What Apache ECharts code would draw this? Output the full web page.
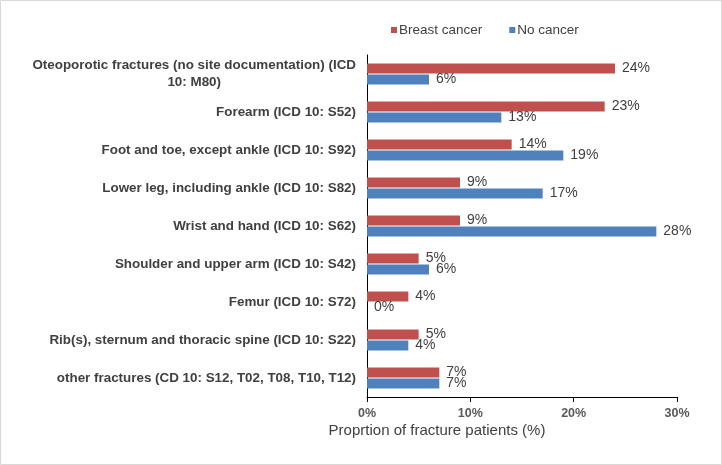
<!DOCTYPE html>
<html><head><meta charset="utf-8">
<script src="https://cdn.jsdelivr.net/npm/echarts@6/dist/echarts.min.js"></script>
<style>html,body{margin:0;padding:0;background:#fff}#c{width:722px;height:465px}</style>
</head><body><div id="c"></div>
<script>
const categories = [
  "Oteoporotic fractures (no site documentation) (ICD\n10: M80)",
  "Forearm (ICD 10: S52)",
  "Foot and toe, except ankle (ICD 10: S92)",
  "Lower leg, including ankle (ICD 10: S82)",
  "Wrist and hand (ICD 10: S62)",
  "Shoulder and upper arm (ICD 10: S42)",
  "Femur (ICD 10: S72)",
  "Rib(s), sternum and thoracic spine (ICD 10: S22)",
  "other fractures (CD 10: S12, T02, T08, T10, T12)"
];
const breastCancer = [24, 23, 14, 9, 9, 5, 4, 5, 7];
const noCancer = [6, 13, 19, 17, 28, 6, 0, 4, 7];
const xTicks = [0, 10, 20, 30];
const xTitle = 'Proprtion of fracture patients (%)';

const chart = echarts.init(document.getElementById('c'), null, {renderer: 'canvas'});
const sans = '"Liberation Sans", Arial, sans-serif';
chart.setOption({
  animation: false,
  backgroundColor: '#fff',
  graphic: [
    {type: 'rect', shape: {x: 0.5, y: 0.5, width: 721, height: 464}, style: {fill: 'none', stroke: '#d9d9d9', lineWidth: 1}, silent: true},
    {type: 'text', x: 437, y: 431, silent: true,
     style: {text: xTitle, align: 'center', verticalAlign: 'middle', fontSize: 15, fontFamily: sans, fill: '#404040'}}
  ],
  legend: {
    top: 18, left: 386,
    itemWidth: 6, itemHeight: 6, itemGap: 27,
    icon: 'rect',
    textStyle: {fontFamily: sans, fontSize: 13.5, color: '#404040', padding: [0, 0, 0, -3]},
    data: ['Breast cancer', 'No cancer']
  },
  grid: {left: 367, right: 45, top: 55, bottom: 68, containLabel: false},
  xAxis: {
    type: 'value', min: 0, max: 30, interval: 10,
    axisLine: {show: true, lineStyle: {color: '#000', width: 1}},
    axisTick: {show: true, length: 5, lineStyle: {color: '#000'}},
    splitLine: {show: false},
    axisLabel: {formatter: v => xTicks.includes(v) ? v + '%' : '', fontFamily: sans, fontSize: 12.5, fontWeight: 'bold', color: '#595959', margin: 10}
  },
  yAxis: {
    type: 'category', data: categories, inverse: true,
    axisLine: {show: true, lineStyle: {color: '#000', width: 1}},
    axisTick: {show: false},
    axisLabel: {
      fontFamily: sans, fontSize: 13.4, fontWeight: 'bold', color: '#404040', margin: 11,
      formatter: v => v.split('\n').map(s => '{c|' + s + '}').join('\n'),
      rich: {c: {align: 'center', fontFamily: sans, fontSize: 13.4, fontWeight: 'bold', color: '#404040', lineHeight: 17}}
    }
  },
  series: [
    {name: 'Breast cancer', type: 'bar', data: breastCancer, barWidth: 10, barGap: '10%',
     itemStyle: {color: '#C0504D'},
     label: {show: true, position: 'right', distance: 7, formatter: p => p.value + '%', fontFamily: sans, fontSize: 14, color: '#404040'}},
    {name: 'No cancer', type: 'bar', data: noCancer, barWidth: 10, barGap: '10%',
     itemStyle: {color: '#4F81BD'},
     label: {show: true, position: 'right', distance: 7, formatter: p => p.value + '%', fontFamily: sans, fontSize: 14, color: '#404040'}}
  ]
});
</script></body></html>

● **Your objective**
Pictures are excluded; output everything else in the data verbatim.

● **Output**
What Apache ECharts code would draw this? Output the full web page.
<!DOCTYPE html>
<html><head><meta charset="utf-8">
<script src="https://cdn.jsdelivr.net/npm/echarts@6/dist/echarts.min.js"></script>
<style>html,body{margin:0;padding:0;background:#fff}#c{width:722px;height:465px}</style>
</head><body><div id="c"></div>
<script>
const categories = [
  "Oteoporotic fractures (no site documentation) (ICD\n10: M80)",
  "Forearm (ICD 10: S52)",
  "Foot and toe, except ankle (ICD 10: S92)",
  "Lower leg, including ankle (ICD 10: S82)",
  "Wrist and hand (ICD 10: S62)",
  "Shoulder and upper arm (ICD 10: S42)",
  "Femur (ICD 10: S72)",
  "Rib(s), sternum and thoracic spine (ICD 10: S22)",
  "other fractures (CD 10: S12, T02, T08, T10, T12)"
];
const breastCancer = [24, 23, 14, 9, 9, 5, 4, 5, 7];
const noCancer = [6, 13, 19, 17, 28, 6, 0, 4, 7];
const xTicks = [0, 10, 20, 30];
const xTitle = 'Proprtion of fracture patients (%)';

const chart = echarts.init(document.getElementById('c'), null, {renderer: 'canvas'});
const sans = '"Liberation Sans", Arial, sans-serif';
chart.setOption({
  animation: false,
  backgroundColor: '#fff',
  graphic: [
    {type: 'rect', shape: {x: 0.5, y: 0.5, width: 721, height: 464}, style: {fill: 'none', stroke: '#d9d9d9', lineWidth: 1}, silent: true},
    {type: 'text', x: 437, y: 431, silent: true,
     style: {text: xTitle, align: 'center', verticalAlign: 'middle', fontSize: 15, fontFamily: sans, fill: '#404040'}}
  ],
  legend: {
    top: 18, left: 386,
    itemWidth: 6, itemHeight: 6, itemGap: 27,
    icon: 'rect',
    textStyle: {fontFamily: sans, fontSize: 13.5, color: '#404040', padding: [0, 0, 0, -3]},
    data: ['Breast cancer', 'No cancer']
  },
  grid: {left: 367, right: 45, top: 55, bottom: 68, containLabel: false},
  xAxis: {
    type: 'value', min: 0, max: 30, interval: 10,
    axisLine: {show: true, lineStyle: {color: '#000', width: 1}},
    axisTick: {show: true, length: 5, lineStyle: {color: '#000'}},
    splitLine: {show: false},
    axisLabel: {formatter: v => xTicks.includes(v) ? v + '%' : '', fontFamily: sans, fontSize: 12.5, fontWeight: 'bold', color: '#595959', margin: 10}
  },
  yAxis: {
    type: 'category', data: categories, inverse: true,
    axisLine: {show: true, lineStyle: {color: '#000', width: 1}},
    axisTick: {show: false},
    axisLabel: {
      fontFamily: sans, fontSize: 13.4, fontWeight: 'bold', color: '#404040', margin: 11,
      formatter: v => v.split('\n').map(s => '{c|' + s + '}').join('\n'),
      rich: {c: {align: 'center', fontFamily: sans, fontSize: 13.4, fontWeight: 'bold', color: '#404040', lineHeight: 17}}
    }
  },
  series: [
    {name: 'Breast cancer', type: 'bar', data: breastCancer, barWidth: 10, barGap: '10%',
     itemStyle: {color: '#C0504D'},
     label: {show: true, position: 'right', distance: 7, formatter: p => p.value + '%', fontFamily: sans, fontSize: 14, color: '#404040'}},
    {name: 'No cancer', type: 'bar', data: noCancer, barWidth: 10, barGap: '10%',
     itemStyle: {color: '#4F81BD'},
     label: {show: true, position: 'right', distance: 7, formatter: p => p.value + '%', fontFamily: sans, fontSize: 14, color: '#404040'}}
  ]
});
</script></body></html>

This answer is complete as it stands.